What The Guardian has learned from chatbots

For the past two months, the Guardian has been testing a Facebook Messenger bot, “Sous-chef,” that provides recipe suggestions to people based on what they had in their fridges. Now, it’s using the learnings to shape its main news bot, which launched a week ago.

It’s too early to get data on how many people are actively using the news app, though the Guardian’s 6.2 million Facebook followers all have access to the bot.

We spoke to Martin Belam, The Guardian’s social and new formats editor; and Chris Wilk, group product manager for off-platform, about what they’ve learned. Here are the takeaways:

Keep it simple
Gbot2The bot has a simple setup: Users enter specific ingredients like “salmon” or types of cuisine, dietary requirements, and specific dishes, to get started. The bot responds with recipes from the Guardian’s archive and witty messages like: “Did I crack it for you?” or “Ok, results are on the boil.”

One sticking point with bots is they aren’t sophisticated enough to handle natural language and misspellings, like “Yeh” and “yum.” So the Guardian switched to a natural language processing tool Wit.ai, which can be trained to handle more types of answers.

A lot of users responded as they would to a human, and when they got non-human responses, they’d stop using it, said Wilk. So the Guardian went in the opposite direction with its news bot and aimed for utter simplicity. The lesson, according to Wilk, was: “Don’t build people’s expectations too much of what’s possible, just keep it simple.”
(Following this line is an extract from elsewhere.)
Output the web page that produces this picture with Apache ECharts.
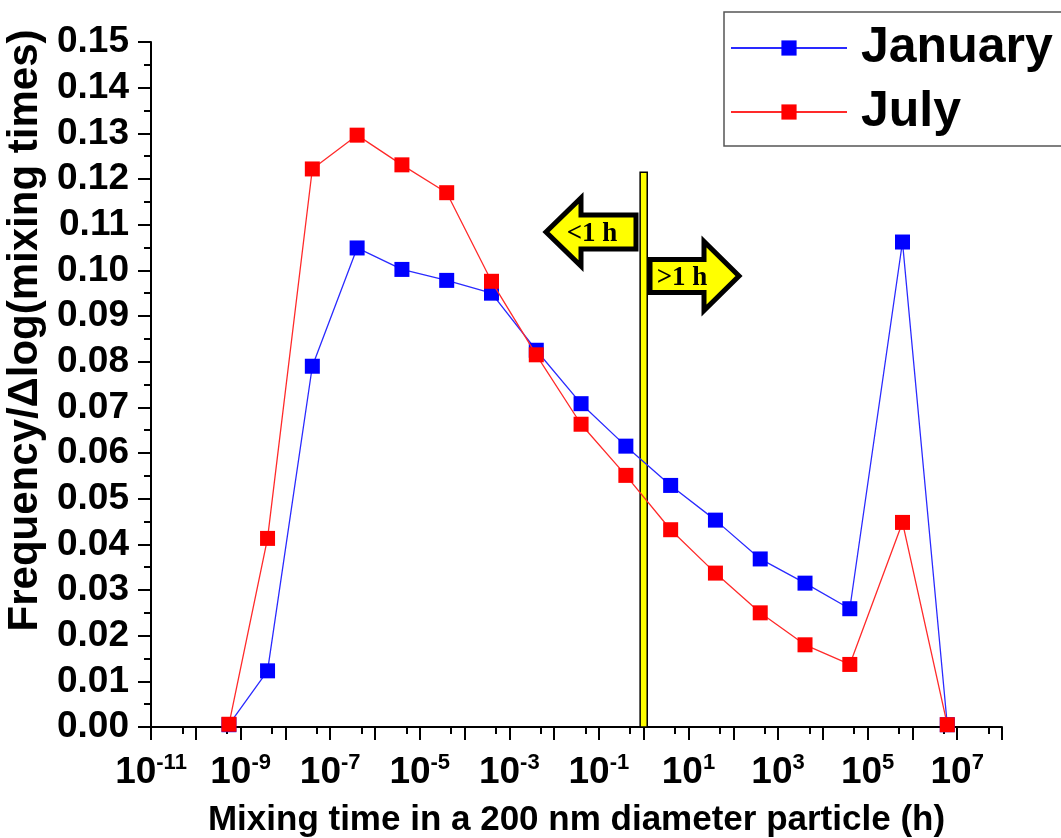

Alerts based on time rather than breaking news
A number of publishers including CNN have sent out bot alerts based on what’s breaking. The Guardian chose to send alerts based on time of day to see if sending out alerts at the same time every day will help make the bot habit-forming. So a user can choose if they want news updates sent at 6, 7 or 8 a.m.
newsbot

Once the time is chosen, the bot sends out the five main stories that lead the Guardian’s home page. The bot is only being tested in the U.K., but if a user flies to a different time zone, the alerts will be adjusted to the new local time zone.

Tone matters 
Publisher have to strike the right tone when creating products to live on others’ platforms, so users still know who’s bringing them the information. It’s hard to get the balance right with an automated bot. People can be turned off if the experience is too robot-like or casual, so the Guardian opted for polite.

People still want bots to be bots
When testing Sous-chef internally, The Guardian wanted to see how people would react to very human-like responses. The tech isn’t there to do this yet, so the Guardian had in-house engineers and UX experts manually respond to questions posed by staffers who’d been recruited to test the bot. Their reactions showed that people may not be ready for bots that are too human-like. “You don’t want to be too formal and robotic in the responses because it can be boring and not engage people, but if you try and be too human people get freaked out more by that,” Wilk said.